LLAMARSE SUÁREZ

ABC-IGNACIO CAMACHO

Illana habrá aprendido que la política actual no hace prisioneros y que su margen de tolerancia al error es cero

CINCO años después de que la muerte convirtiera a Adolfo Suárez en un mito, su hijo ha aprendido que la política actual no hace prisioneros ni dispara con balas de fogueo. Desde aquella frustrada aventura castellano-manchega de 2003 ha pasado mucho tiempo: ahora el margen de tolerancia al error es cero y cualquier resbalón te condena en las redes sociales a un inmediato y sumarísimo linchamiento. Los primeros que te acribillan son los propios compañeros, entre los que provoca intenso recelo la presencia de fichajes externos. Por eso está prohibido improvisar o salirse del guión que diseñan los expertos y las campañas consisten en repetir frases preparadas o consignas escuetas ante los medios. No ha lugar a ninguna clase de espontaneísmo ingenuo o aventurero: el candidato ha de atenerse al prontuario de argumentos y permanecer envarado como un autómata, rígido como un muñeco. La única ventaja consiste en que el eco de las polémicas es muy pasajero porque la jauría encuentra en seguida otra víctima a la que someter a su cruento apaleo.

En parte por bisoñez y en parte por la propia expansividad de su talante, Suárez Illana se metió en un jardín donde sólo podía embarrarse. Su pasión por la defensa de la vida lo empujó a un fárrago de disparates, ejemplos mal documentados y analogías triviales que han triturado de primeras su buena imagen. Lo peor del cachondeo general sobre el aborto de los neandertales, lo que más le habrá dolido, son las crueles comparaciones con su padre. Un hombre con la piel lo bastante dura para sobreponerse dos veces al cáncer no se va a desmoronar por un episodio irrelevante pero cabe esperar que a partir de ahora se enfrente un poco mejor pertrechado a los debates. Porque una vez conocida su tendencia al desparrame le van a poner trampas de toda clase y ha de saber que en esta aciaga aparición ha agotado su cupo de ocurrencias extravagantes.

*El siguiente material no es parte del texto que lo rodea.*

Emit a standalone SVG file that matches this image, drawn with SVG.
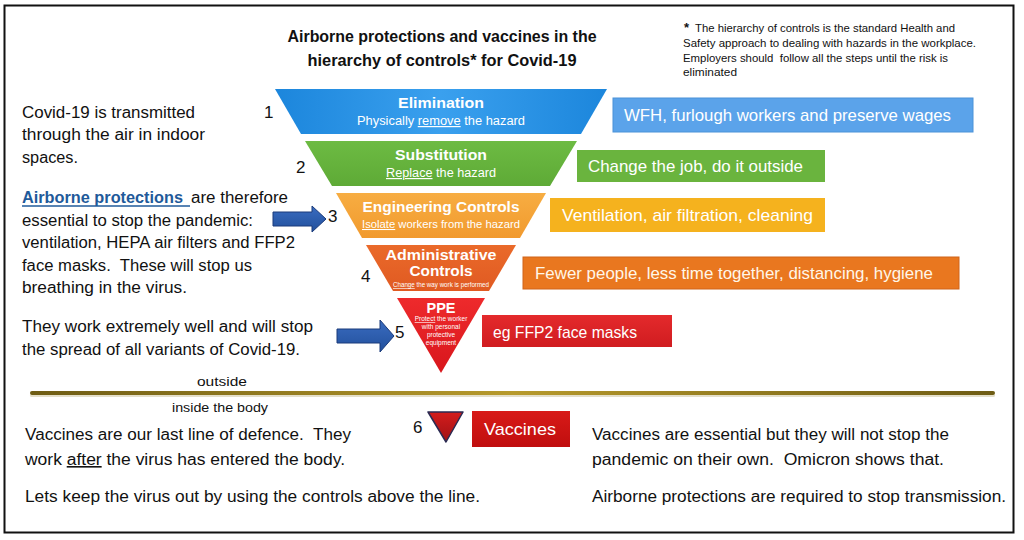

La desdichada polémica ensombreció el fondo de su intervención, que fue una lección de liberalismo. Manifestándose como un antiabortista convencido, patrono de una fundación de maternidad que ha sacado adelante a muchos niños, declaró que el PP no intentará reformar la ley porque no reúne para ello consenso social ni político. Ahí brillaba la esencia tolerante del suarismo, la grandeza moral frente a quienes hacen de la intransigencia ideológica una coartada para sus objetivos. Reconocerse en minoría, pese a que mantener la actual reglamentación le puede costar votos a su partido, es un infrecuente mérito de honestidad en un escenario público envilecido por una conciencia de falsa superioridad inspirada en el sectarismo. Lo estropeó, sí, con una ruidosa sarta de desatinos, pero dejó una impronta de respeto, avenencia y armisticio que tanta falta hace en esta España de trinchera y conflicto gratuito. Y eso bien puede decir con orgullo que lo ha mamado desde chico.